Improve Home Energy Use with an Efficient Furnace or Boiler

Efficiency Ratings are Only Part of the Story

Upgraded HVAC systems can offer potential energy saving opportunities in many homes. The transition from electric or heating oil or an older gas furnace to a high efficiency furnace can show savings of more than 25% in energy costs. But what do energy efficiency ratings for a new furnace or boiler really mean? And is there anything else to consider as part of a replacement project that can influence overall performance? Let’s see what we can find out.

Understanding the Efficiency Rating of Furnaces and Boilers

Furnaces and boilers have an efficiency rating called Annual Fuel Utilization Efficiency or AFUE. It is a measure of how efficiently the appliance converts energy in its fuel to heat over the course of a typical year. Specifically, AFUE is the ratio of annual heat output of the unit compared to the total annual fossil fuel energy consumed by a furnace or boiler. An AFUE of 90% means that 90% of the potential fuel energy becomes heat for the home and the other 10% is lost, usually up the chimney.

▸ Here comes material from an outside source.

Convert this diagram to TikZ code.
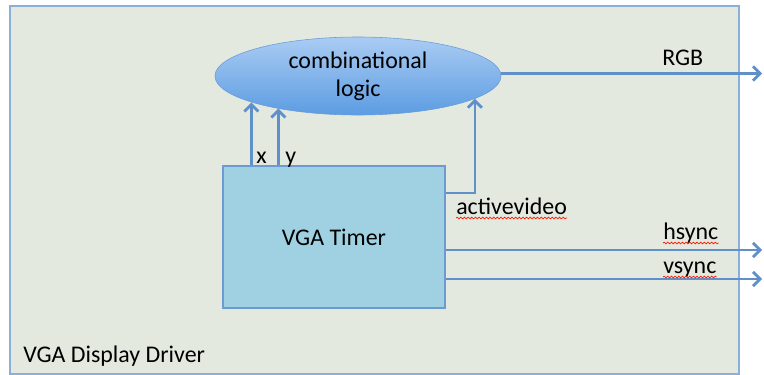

An electric furnace or boiler has no flue loss through a chimney and can have an AFUE between 95% and 100%.  However, despite their high efficiency, the higher operating cost of electricity make electric units a costly choice. If you are interested in electric heating, a consideration might be a heat pump system.

Replacing Your Furnace or Boiler

If you have an old, worn out, and inefficient furnace or boiler, the ideal choice is to replace it with a new modern high-efficiency model. If your house still has an furnace that was previously converted from coal over to gas or heating oil, it would be the best candidate for replacement.  Even those units that still have pilot lights rather than electric ignition, are candidates for replacement.

Before you purchase a new boiler or furnace, there are several items you could look into to make the most out of your new high efficiency unit.

  • On older homes you could have an Energy Audit done to benchmark how drafty the house is. There may be monetary incentives for investing in efficiency improvements throughout the home.
  • Consider insulation work that includes “Air Sealing”.
  • Don’t forget about insulation in crawl spaces and knee walls.
  • Insulate any ductwork that lives in non-conditioned spaces, such as attics and garages, with spray foam.

When shopping for high-efficiency furnaces and boilers, look for the ENERGY STAR® label. In our cold, continental climate, it makes sense to invest in the highest-efficiency system there is.

What About the Chimney

Properly functioning chimney systems will carry combustion byproducts out of the home. Therefore, chimney problems put you at risk of having these byproducts, such as carbon monoxide, spill into your home. Most older furnaces and boilers have naturally drafting chimneys. The combustion gases exit the home through the chimney using only their buoyancy combined with the chimney’s height. Naturally drafting chimneys often have problems exhausting the combustion gases because of chimney blockage, wind or pressures inside the home that overcome the buoyancy of the gases.

Newer, power vented units, expel the deadly gases out the side of the home through appropriate piping.  This creates a safer home environment for your family and pets.

Alternatively, many replacement units are direct vented out the side of homes which eliminates the need for a chimney all together.

Summary

Energy efficiency in replacement furnaces and boilers is a very important factor to consider before making a purchase. Additionally, there are other factors including insulation, ductwork, and venting that could be explored as part of a whole home energy retrofit.